Bell Curve The Law Talking Guy Raised by Republicans U.S. West
Well, he's kind of had it in for me ever since I accidentally ran over his dog. Actually, replace "accidentally" with "repeatedly," and replace "dog" with "son."

Wednesday, January 17, 2007

More Troops for Everybody!

Now that Rumsfeld is gone, the NY Times reports that commander of U.S. forces in Afghanistan has asked for more troops. Ah yes--Bush always says he listens to the Generals "on the ground" when he makes decisions... Funny how what they say (or what we are told they say) changes when the Secretary of Defense changes.

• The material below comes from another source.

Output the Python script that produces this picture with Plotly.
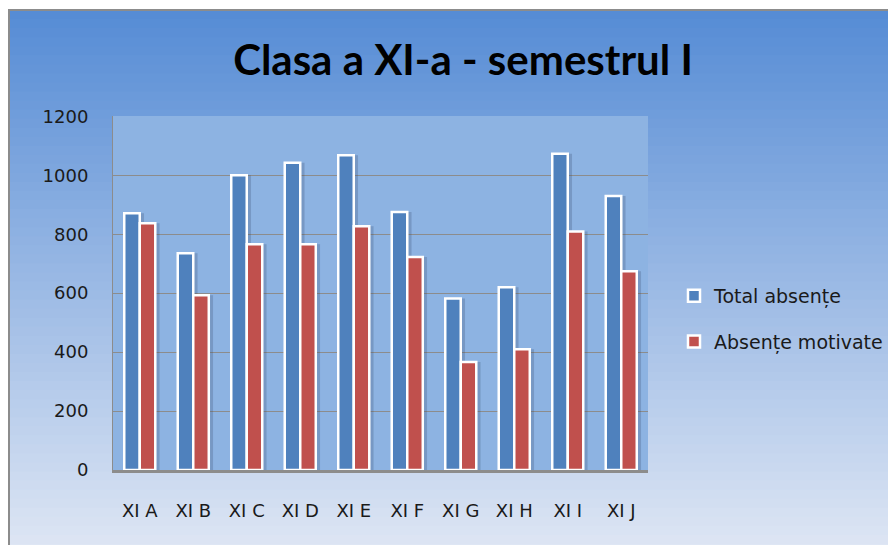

One also has to wonder how this request conflicts with Bush's "augmentation" of troops in Baghdad. I'd like to see the Democrats champion a "surge" in Afghanistan instead.

2 comments:

Anonymous said...

Like a typical CEO, Bush wants credit for anything good that happens, but to blame his subordnates for all failures. That's why businessmen make poor politicians, by the way: their corporate training teaches them not to make bold decisions and to blame subordinates when things go wrong. The buck stops here? Not hardly.

Bush was interviewd on the News Hour and said that a mistake was made in not putting more troops into Baghdad after the Samarra bombing. Whose fault? He tried to take responsibility but also blame the military for not calling for it.

Too bad military men won't take responsibility for their actions. They just follow orders, retire, then criticize.  

// posted by LTG

Anonymous said...

Many generals did their best, behind closed doors, to get the administration to change policy in Iraq... but Rumsfeld shut them down. He chose commanders who agreed with him, cherry-picked advice from others, and purged the rest. Rarely were generals who disagreed strongly with Rumsfeld called by the Republican chairmen to testify.

While it is important for generals to express their honest concerns with Congressional oversight panels--and some bravely did--it is not appropriate for them to otherwise publicly disagree with their commanders. Waiting until retirement is appropriate.